FOM: Re: Godel, f.o.m.

charles silver silver_1 at mindspring.com
Tue Jan 25 17:31:55 EST 2000


> Vladimir Sazonov writes:
>  > <Snip Matt Insall's Comment>
>  > Here is not so much of contradiction because mathematics is just
>  > a kind of formal engineering. In a sense, computers as some
>  > (physically realized) formal systems belong to mathematics.


Steve Stevenson wrote:
> James Fetzer has a really great article on this particular view of
> computing.

    Geez, I remember thinking about 8 years ago when I read the article that
it had little content.   Wasn't the paper an extended argument against
program verification, and wasn't his main point just the standard Cartesian
criticism that we can always make a error, no matter how much we try to
verify a program with a formal proof?   The proof that the program is
correct may itself wrong, and other things can go wrong as well.  The reason
I thought his paper had little content--supposing I remember it
correctly--is that his argument seemed to apply to *everything*.  For
example, suppose I offer the following argument schema as valid in standard
logic:

        All A are B
        x is an A
_________________
Therefore: x is a B

And, suppose some large number of people--like the people in FOM--were to
examine the above schema and pronounce it correct.  It *could* be the case
that we're all mistaken.   It's *possible* for all of us to be wrong, even
in judging the validity of so simple an argument.  That is, it isn't
*necessarily* the case we can't make such a mistake.   But, I don't think
this overly general fact about our human fallibility has any  specific
importance to the proofs of program correctness.  That is, our fallibility
applies to *everything*, doesn't it?

>The gist of his article (please read it for all the other
> things) is what I have termed the Fetzer boundary. There is a point at
> which computing is no longer mathematics because it is no longer
> formal.


    Please correct me if I am wrong, but as I recall, his arguments apply
equally well to mathematics (except for his specific comments about
compilers, of course).  That is, consider a formal proof checker that's been
created to check the accuracy of math proofs.  It is possible for a proof to
be be wrong and for the proof checker to err (for any number of reasons) and
incorrectly label it as a good proof.  (And, if we thought we could shore
this up with a proof checker to check the proof checker, then *this* very
proof checker would need a proof checker, etc. etc.)  Again, this overly
general fact about fallibility doesn't seem to cut any ice about computer
science specifically.  Here, the Fetzer conclusion would be that math itself
is not formal, since one can't (in Descartes's sense) be *absolutely
certain* that a mistake in a math proof hasn't been made.
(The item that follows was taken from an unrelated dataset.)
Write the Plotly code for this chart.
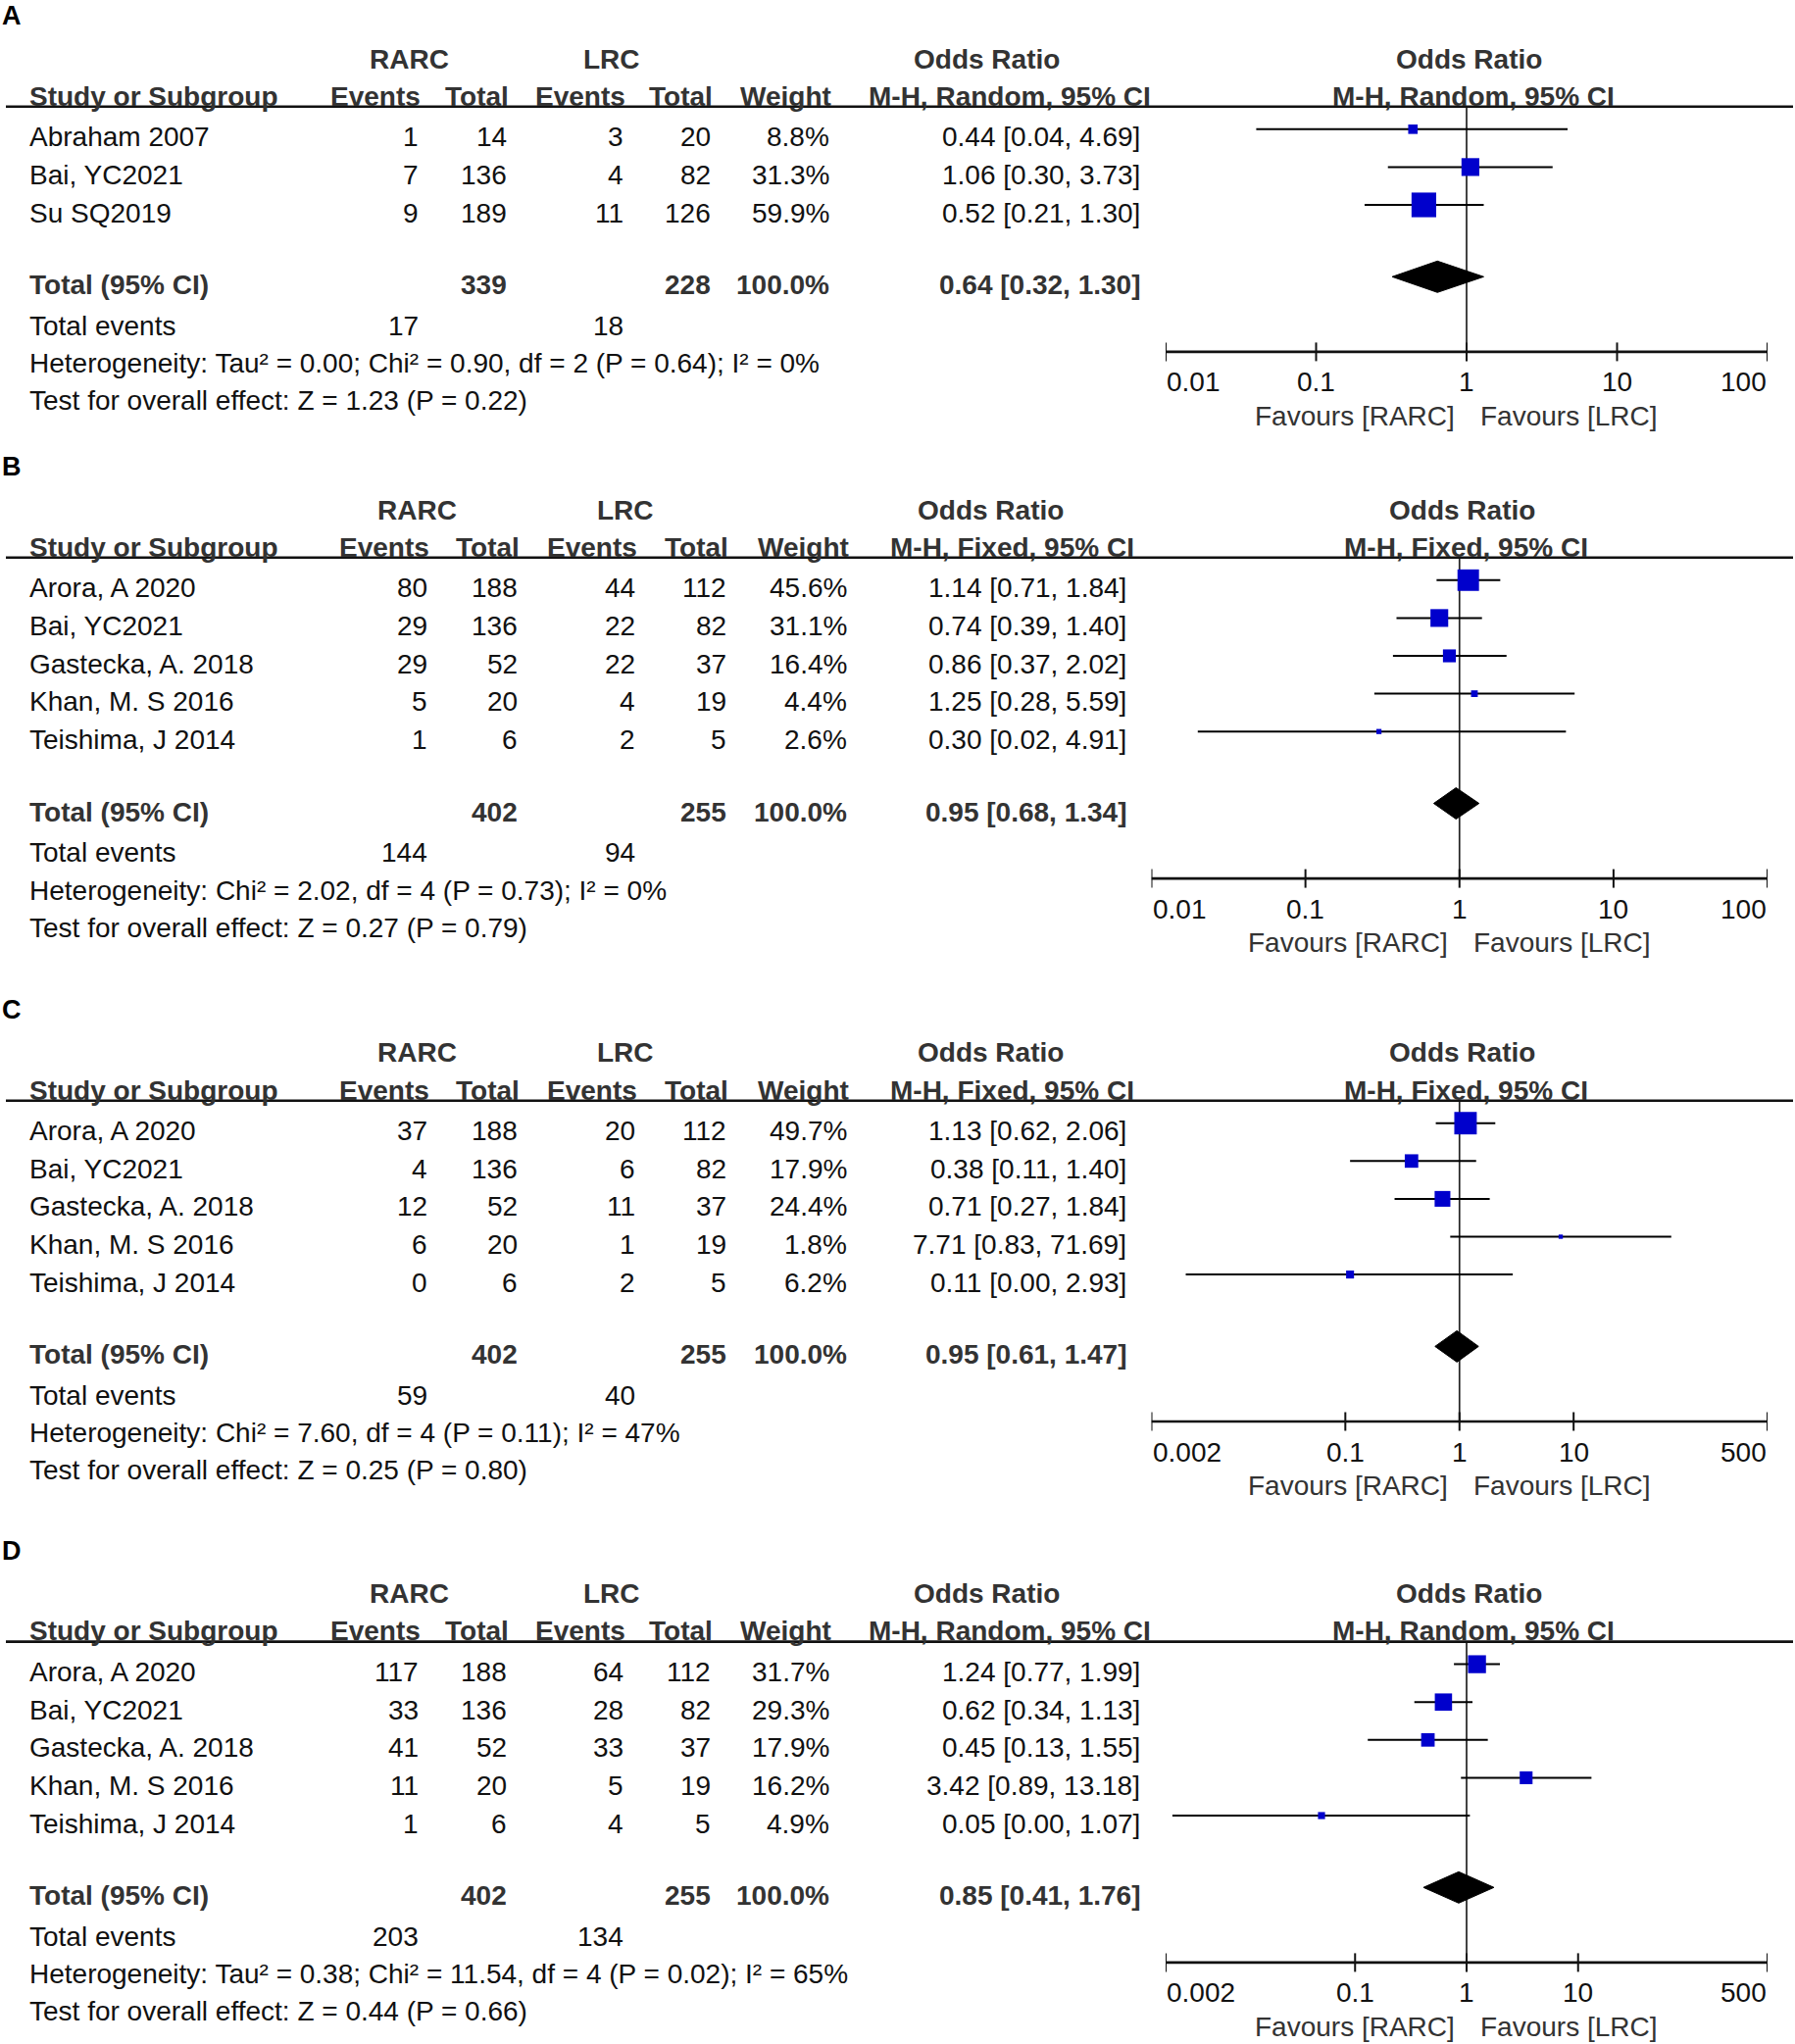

    (The more general criticism of program correctness, which seems valid to
me, is that proofs of program correctness are themselves much harder to be
sure of than the original programs.  The proofs of correctness of even very
simple programs can become extremely unwieldy.  This raises the question of
the worth of a proof that could be wrong, if the program itself is easier to
check by standard methods without a proof.  On the other hand, having a
proof may increase one's degree of confidence in the program's correctness,
despite the fact there's still a chance both the program and the proof could
be wrong.  One proposed solution is to not waste time verifying individual
programs, but to have *programs* that prove correctness--though of course
these programs need to be checked.  And, one program can check another,
though we know by Turing that there's an absolute limit to this.

    On the other hand, I don't want to claim computer science *is* a formal,
mathematical discipline.   I tend to think there was an interaction between
the engineering and the formal sides of computer science as it developed.
I think the mathematical discoveries in the 30's gave c.s. a tremendous
boost, but I think historically the engineering side came first.   If it's
to be argued whether c.s. is really engineering or whether it's really, say,
an implementation of recursive function theory, then I think the argument
would depend upon what is meant by "really".